You hold up the group behind you at least four times per round by ordering from the beer cart in the middle of the fairway.
You take (or make) a half-dozen cell phone calls per round, always when it's your turn to play.
Your hat is on backwards, your blue jeans are sagging and your tank top includes at least one obscenity.
You leave 6-inch deep footprints in every bunker, but bitch like hell when your ball lands in one.
You ignore the signs, arrows and ropes and drive your cart wherever you damn well please, because you paid for it.
You can easily be located at any point during your round simply by following the sound of the constant conversational f-bombs.
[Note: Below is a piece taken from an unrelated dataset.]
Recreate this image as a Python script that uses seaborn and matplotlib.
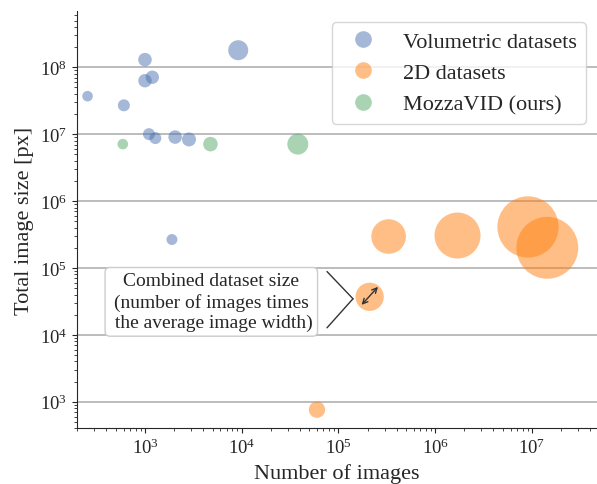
import pandas as pd
import matplotlib.pyplot as plt
from matplotlib.lines import Line2D
from matplotlib.transforms import offset_copy
import seaborn as sns

# values
vol_images = [255, 605, 1000, 1000, 1190, 9200, 1100, 1280, 2050, 2850, 1900]
vol_pixels = [3.7e7, 2.7e7, 1.3e8, 6.3e7, 7.1e7, 1.8e8, 1.0e7, 8.75e6, 9.06e6, 8.35e6, 2.66e5]
vol_bubble = [28, 36, 46, 45, 45, 100, 36, 36, 46, 49, 30]

twod_images = [6.0e4, 2.1e5, 3.3e5, 1.7e6, 9.1e6, 1.44e7]
twod_pixels = [760, 3.7e4, 2.95e5, 3.05e5, 4.1e5, 2.0e5]
twod_bubble = [67, 200, 300, 530, 940, 960]

mozza_images = [590, 4750, 38000]
mozza_pixels = [7.1e6, 7.1e6, 7.1e6]
mozza_bubble = [28, 53, 110]

groups = ["Volumetric datasets", "2D datasets", "MozzaVID (ours)"]
colors = ["#4C72B0", "#FF7F0E", "#55A868"]

df = pd.concat([
    pd.DataFrame({"images": vol_images, "pixels": vol_pixels, "bubble": vol_bubble, "kind": groups[0]}),
    pd.DataFrame({"images": twod_images, "pixels": twod_pixels, "bubble": twod_bubble, "kind": groups[1]}),
    pd.DataFrame({"images": mozza_images, "pixels": mozza_pixels, "bubble": mozza_bubble, "kind": groups[2]}),
])

sns.set_style("ticks")
plt.rcParams["font.family"] = ["Liberation Serif", "DejaVu Serif"]
plt.rcParams["mathtext.fontset"] = "custom"
plt.rcParams["mathtext.rm"] = "Liberation Serif"
plt.rcParams["mathtext.it"] = "Liberation Serif:italic"
plt.rcParams["mathtext.bf"] = "Liberation Serif:bold"

fig = plt.figure(figsize=(5.97, 4.85), dpi=100)
ax = fig.add_axes([0.1285, 0.1148, 0.8715, 0.8605])

bmax = df["bubble"].max()
sns.scatterplot(data=df, x="images", y="pixels", hue="kind", palette=colors,
                size="bubble", sizes=(0, 2.07 * bmax), size_norm=(0, bmax),
                alpha=0.5, linewidth=0, legend=False, ax=ax, zorder=3)

ax.set_xscale("log")
ax.set_yscale("log")
ax.set_xlim(197, 4.7e7)
ax.set_ylim(400, 6.95e8)
ax.grid(axis="y", which="major", color="#b0b0b0", linewidth=1.2)
ax.set_axisbelow(True)
sns.despine(ax=ax)
ax.tick_params(labelsize=13.5)
ax.set_xlabel("Number of images", fontsize=16)
ax.set_ylabel("Total image size [px]", fontsize=16)

# annotation around the 2D dataset bubble
bx, by = twod_images[1], twod_pixels[1]
ax.annotate("Combined dataset size\n(number of images times\n the average image width)",
            xy=(bx, by), xytext=(-114, -3.6), textcoords="offset points",
            ha="center", va="center", fontsize=14, linespacing=1.25,
            bbox=dict(boxstyle="round,pad=0.25", fc="white", ec="#cccccc"))


def pt(dx, dy):
    return offset_copy(ax.transData, fig=fig, x=dx, y=dy, units="points")


# the ">" pointer from the box to the bubble
for dy in (18.2, -22.3):
    ax.annotate("", xy=(bx, by), xycoords=pt(-12, -1.4),
                xytext=(bx, by), textcoords=pt(-30.7, dy),
                arrowprops=dict(arrowstyle="-", color="#333333", lw=1,
                                shrinkA=0, shrinkB=0))
# double arrow inside the bubble
ax.annotate("", xy=(bx, by), xycoords=pt(6, 7.2),
            xytext=(bx, by), textcoords=pt(-5.8, -5.8),
            arrowprops=dict(arrowstyle="<->", color="#333333", lw=1,
                            shrinkA=0, shrinkB=0, mutation_scale=9))

handles = [Line2D([], [], marker="o", linestyle="", markersize=12,
                  markerfacecolor=c, markeredgewidth=0, alpha=0.5) for c in colors]
ax.legend(handles, groups, loc="upper right", fontsize=16, labelspacing=0.5)

fig.savefig("out.png", dpi=100)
If by some miracle your group catches up to the group ahead of you, you hit into them.
Your idea of proper on-course bathroom etiquette is to turn your back when you urinate -- if there's a woman nearby.
If forced to let a faster group play through, you pick up your pace and push them for several holes just to prove that the play-through was not justified.
You never, under any circumstances, warn other players if one of your shots is about to hit them. If the person you almost hit was in plain sight and asks why you didn't yell fore, shrug and say, "I didn't see you."
On a particularly busy day, you make sure to ball-hawk for five minutes at every water hazard.
While warming up for your round, you hit 30-yard pitching wedges to the practice putting green.
At the end of the round, you add up your score on the green.